== What is needed ==
Output all the data exactly. Pictures do not belong in the copy.

== Data shown ==
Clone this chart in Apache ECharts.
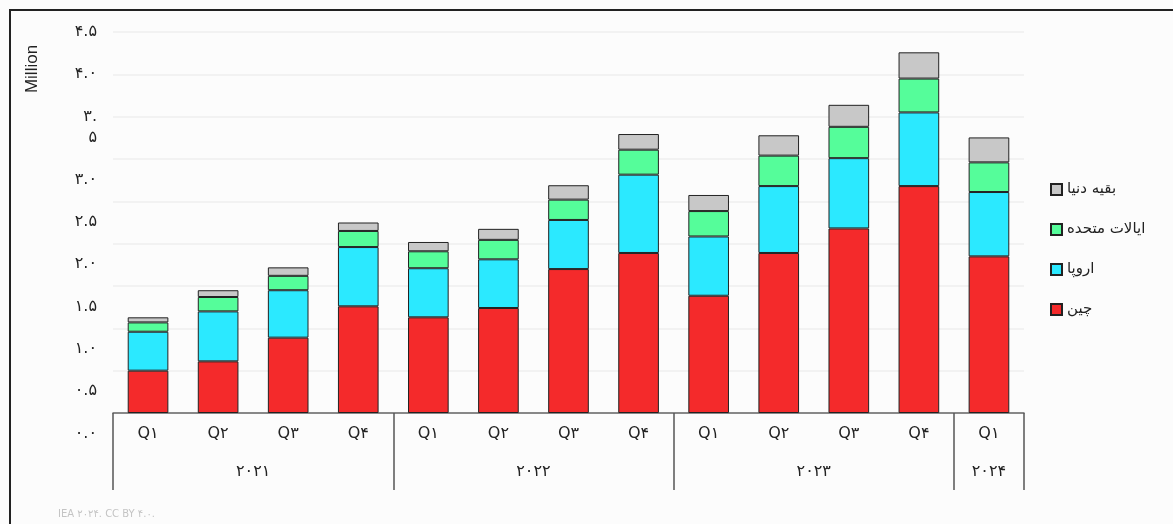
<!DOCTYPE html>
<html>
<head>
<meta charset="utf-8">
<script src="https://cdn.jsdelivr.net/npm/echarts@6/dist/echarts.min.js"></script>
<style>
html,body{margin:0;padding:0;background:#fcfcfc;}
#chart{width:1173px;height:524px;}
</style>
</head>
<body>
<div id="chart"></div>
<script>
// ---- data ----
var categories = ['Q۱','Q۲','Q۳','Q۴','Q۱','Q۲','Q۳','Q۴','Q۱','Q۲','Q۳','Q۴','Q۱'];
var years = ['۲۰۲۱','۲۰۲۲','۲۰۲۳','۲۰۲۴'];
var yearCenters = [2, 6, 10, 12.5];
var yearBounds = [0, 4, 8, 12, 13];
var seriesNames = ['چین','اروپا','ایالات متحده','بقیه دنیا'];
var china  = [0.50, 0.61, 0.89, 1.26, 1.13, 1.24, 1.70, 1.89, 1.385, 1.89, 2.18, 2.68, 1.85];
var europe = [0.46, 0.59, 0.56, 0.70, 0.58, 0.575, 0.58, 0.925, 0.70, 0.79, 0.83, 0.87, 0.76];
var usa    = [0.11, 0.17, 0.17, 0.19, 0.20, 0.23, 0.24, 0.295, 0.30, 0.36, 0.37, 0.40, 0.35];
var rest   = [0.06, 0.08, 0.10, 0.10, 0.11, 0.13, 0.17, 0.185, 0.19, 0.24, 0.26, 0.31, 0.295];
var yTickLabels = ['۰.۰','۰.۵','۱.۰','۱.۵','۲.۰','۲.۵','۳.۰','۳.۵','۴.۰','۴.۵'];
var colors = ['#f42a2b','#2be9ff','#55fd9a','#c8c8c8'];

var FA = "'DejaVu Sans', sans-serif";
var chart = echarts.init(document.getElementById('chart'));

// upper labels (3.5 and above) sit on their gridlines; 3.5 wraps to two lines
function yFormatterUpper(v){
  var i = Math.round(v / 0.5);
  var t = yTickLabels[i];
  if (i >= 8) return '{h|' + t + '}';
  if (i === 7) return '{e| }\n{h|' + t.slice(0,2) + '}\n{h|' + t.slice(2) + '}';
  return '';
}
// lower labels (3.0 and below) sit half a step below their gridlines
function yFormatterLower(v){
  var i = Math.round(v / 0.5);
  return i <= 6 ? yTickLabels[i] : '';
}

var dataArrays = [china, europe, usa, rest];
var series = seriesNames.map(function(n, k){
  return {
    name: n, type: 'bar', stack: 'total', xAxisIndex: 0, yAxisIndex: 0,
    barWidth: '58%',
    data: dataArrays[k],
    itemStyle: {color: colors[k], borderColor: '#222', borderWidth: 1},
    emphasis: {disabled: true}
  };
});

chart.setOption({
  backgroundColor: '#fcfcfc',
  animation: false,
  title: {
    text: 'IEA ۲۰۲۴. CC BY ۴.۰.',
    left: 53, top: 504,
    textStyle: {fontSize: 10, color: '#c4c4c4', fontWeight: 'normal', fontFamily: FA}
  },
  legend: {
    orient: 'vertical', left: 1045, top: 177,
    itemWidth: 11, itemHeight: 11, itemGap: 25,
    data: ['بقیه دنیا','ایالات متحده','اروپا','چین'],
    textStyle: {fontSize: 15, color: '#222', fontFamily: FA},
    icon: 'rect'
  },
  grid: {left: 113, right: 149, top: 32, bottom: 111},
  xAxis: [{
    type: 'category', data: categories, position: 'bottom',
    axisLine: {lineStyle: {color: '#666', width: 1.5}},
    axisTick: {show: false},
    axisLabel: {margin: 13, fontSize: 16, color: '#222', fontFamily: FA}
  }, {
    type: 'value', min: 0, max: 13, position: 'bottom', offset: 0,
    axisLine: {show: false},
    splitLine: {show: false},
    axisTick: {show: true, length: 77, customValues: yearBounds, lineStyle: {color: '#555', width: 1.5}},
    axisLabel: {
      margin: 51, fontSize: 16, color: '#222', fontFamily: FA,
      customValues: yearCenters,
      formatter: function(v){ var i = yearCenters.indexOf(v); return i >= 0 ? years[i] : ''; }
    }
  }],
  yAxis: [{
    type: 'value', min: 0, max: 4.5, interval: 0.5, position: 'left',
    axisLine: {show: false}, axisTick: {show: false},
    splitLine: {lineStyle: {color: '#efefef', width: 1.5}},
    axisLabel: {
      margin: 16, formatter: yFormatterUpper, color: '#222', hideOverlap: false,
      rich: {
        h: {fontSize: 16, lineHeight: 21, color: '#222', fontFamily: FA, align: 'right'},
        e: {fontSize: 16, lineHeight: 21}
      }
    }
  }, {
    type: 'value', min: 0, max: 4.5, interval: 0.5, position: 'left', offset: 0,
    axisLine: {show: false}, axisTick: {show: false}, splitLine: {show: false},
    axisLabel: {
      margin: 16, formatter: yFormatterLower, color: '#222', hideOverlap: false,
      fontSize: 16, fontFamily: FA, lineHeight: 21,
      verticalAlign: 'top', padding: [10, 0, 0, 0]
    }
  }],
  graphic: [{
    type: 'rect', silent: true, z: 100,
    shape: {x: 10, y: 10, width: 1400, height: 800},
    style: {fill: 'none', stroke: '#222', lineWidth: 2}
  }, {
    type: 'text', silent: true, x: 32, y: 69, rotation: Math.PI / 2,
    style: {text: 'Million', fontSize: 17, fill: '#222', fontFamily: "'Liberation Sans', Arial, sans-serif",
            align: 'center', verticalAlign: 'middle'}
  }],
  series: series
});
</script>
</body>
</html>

== Solved problem ==
Clone this chart in Apache ECharts.
<!DOCTYPE html>
<html>
<head>
<meta charset="utf-8">
<script src="https://cdn.jsdelivr.net/npm/echarts@6/dist/echarts.min.js"></script>
<style>
html,body{margin:0;padding:0;background:#fcfcfc;}
#chart{width:1173px;height:524px;}
</style>
</head>
<body>
<div id="chart"></div>
<script>
// ---- data ----
var categories = ['Q۱','Q۲','Q۳','Q۴','Q۱','Q۲','Q۳','Q۴','Q۱','Q۲','Q۳','Q۴','Q۱'];
var years = ['۲۰۲۱','۲۰۲۲','۲۰۲۳','۲۰۲۴'];
var yearCenters = [2, 6, 10, 12.5];
var yearBounds = [0, 4, 8, 12, 13];
var seriesNames = ['چین','اروپا','ایالات متحده','بقیه دنیا'];
var china  = [0.50, 0.61, 0.89, 1.26, 1.13, 1.24, 1.70, 1.89, 1.385, 1.89, 2.18, 2.68, 1.85];
var europe = [0.46, 0.59, 0.56, 0.70, 0.58, 0.575, 0.58, 0.925, 0.70, 0.79, 0.83, 0.87, 0.76];
var usa    = [0.11, 0.17, 0.17, 0.19, 0.20, 0.23, 0.24, 0.295, 0.30, 0.36, 0.37, 0.40, 0.35];
var rest   = [0.06, 0.08, 0.10, 0.10, 0.11, 0.13, 0.17, 0.185, 0.19, 0.24, 0.26, 0.31, 0.295];
var yTickLabels = ['۰.۰','۰.۵','۱.۰','۱.۵','۲.۰','۲.۵','۳.۰','۳.۵','۴.۰','۴.۵'];
var colors = ['#f42a2b','#2be9ff','#55fd9a','#c8c8c8'];

var FA = "'DejaVu Sans', sans-serif";
var chart = echarts.init(document.getElementById('chart'));

// upper labels (3.5 and above) sit on their gridlines; 3.5 wraps to two lines
function yFormatterUpper(v){
  var i = Math.round(v / 0.5);
  var t = yTickLabels[i];
  if (i >= 8) return '{h|' + t + '}';
  if (i === 7) return '{e| }\n{h|' + t.slice(0,2) + '}\n{h|' + t.slice(2) + '}';
  return '';
}
// lower labels (3.0 and below) sit half a step below their gridlines
function yFormatterLower(v){
  var i = Math.round(v / 0.5);
  return i <= 6 ? yTickLabels[i] : '';
}

var dataArrays = [china, europe, usa, rest];
var series = seriesNames.map(function(n, k){
  return {
    name: n, type: 'bar', stack: 'total', xAxisIndex: 0, yAxisIndex: 0,
    barWidth: '58%',
    data: dataArrays[k],
    itemStyle: {color: colors[k], borderColor: '#222', borderWidth: 1},
    emphasis: {disabled: true}
  };
});

chart.setOption({
  backgroundColor: '#fcfcfc',
  animation: false,
  title: {
    text: 'IEA ۲۰۲۴. CC BY ۴.۰.',
    left: 53, top: 504,
    textStyle: {fontSize: 10, color: '#c4c4c4', fontWeight: 'normal', fontFamily: FA}
  },
  legend: {
    orient: 'vertical', left: 1045, top: 177,
    itemWidth: 11, itemHeight: 11, itemGap: 25,
    data: ['بقیه دنیا','ایالات متحده','اروپا','چین'],
    textStyle: {fontSize: 15, color: '#222', fontFamily: FA},
    icon: 'rect'
  },
  grid: {left: 113, right: 149, top: 32, bottom: 111},
  xAxis: [{
    type: 'category', data: categories, position: 'bottom',
    axisLine: {lineStyle: {color: '#666', width: 1.5}},
    axisTick: {show: false},
    axisLabel: {margin: 13, fontSize: 16, color: '#222', fontFamily: FA}
  }, {
    type: 'value', min: 0, max: 13, position: 'bottom', offset: 0,
    axisLine: {show: false},
    splitLine: {show: false},
    axisTick: {show: true, length: 77, customValues: yearBounds, lineStyle: {color: '#555', width: 1.5}},
    axisLabel: {
      margin: 51, fontSize: 16, color: '#222', fontFamily: FA,
      customValues: yearCenters,
      formatter: function(v){ var i = yearCenters.indexOf(v); return i >= 0 ? years[i] : ''; }
    }
  }],
  yAxis: [{
    type: 'value', min: 0, max: 4.5, interval: 0.5, position: 'left',
    axisLine: {show: false}, axisTick: {show: false},
    splitLine: {lineStyle: {color: '#efefef', width: 1.5}},
    axisLabel: {
      margin: 16, formatter: yFormatterUpper, color: '#222', hideOverlap: false,
      rich: {
        h: {fontSize: 16, lineHeight: 21, color: '#222', fontFamily: FA, align: 'right'},
        e: {fontSize: 16, lineHeight: 21}
      }
    }
  }, {
    type: 'value', min: 0, max: 4.5, interval: 0.5, position: 'left', offset: 0,
    axisLine: {show: false}, axisTick: {show: false}, splitLine: {show: false},
    axisLabel: {
      margin: 16, formatter: yFormatterLower, color: '#222', hideOverlap: false,
      fontSize: 16, fontFamily: FA, lineHeight: 21,
      verticalAlign: 'top', padding: [10, 0, 0, 0]
    }
  }],
  graphic: [{
    type: 'rect', silent: true, z: 100,
    shape: {x: 10, y: 10, width: 1400, height: 800},
    style: {fill: 'none', stroke: '#222', lineWidth: 2}
  }, {
    type: 'text', silent: true, x: 32, y: 69, rotation: Math.PI / 2,
    style: {text: 'Million', fontSize: 17, fill: '#222', fontFamily: "'Liberation Sans', Arial, sans-serif",
            align: 'center', verticalAlign: 'middle'}
  }],
  series: series
});
</script>
</body>
</html>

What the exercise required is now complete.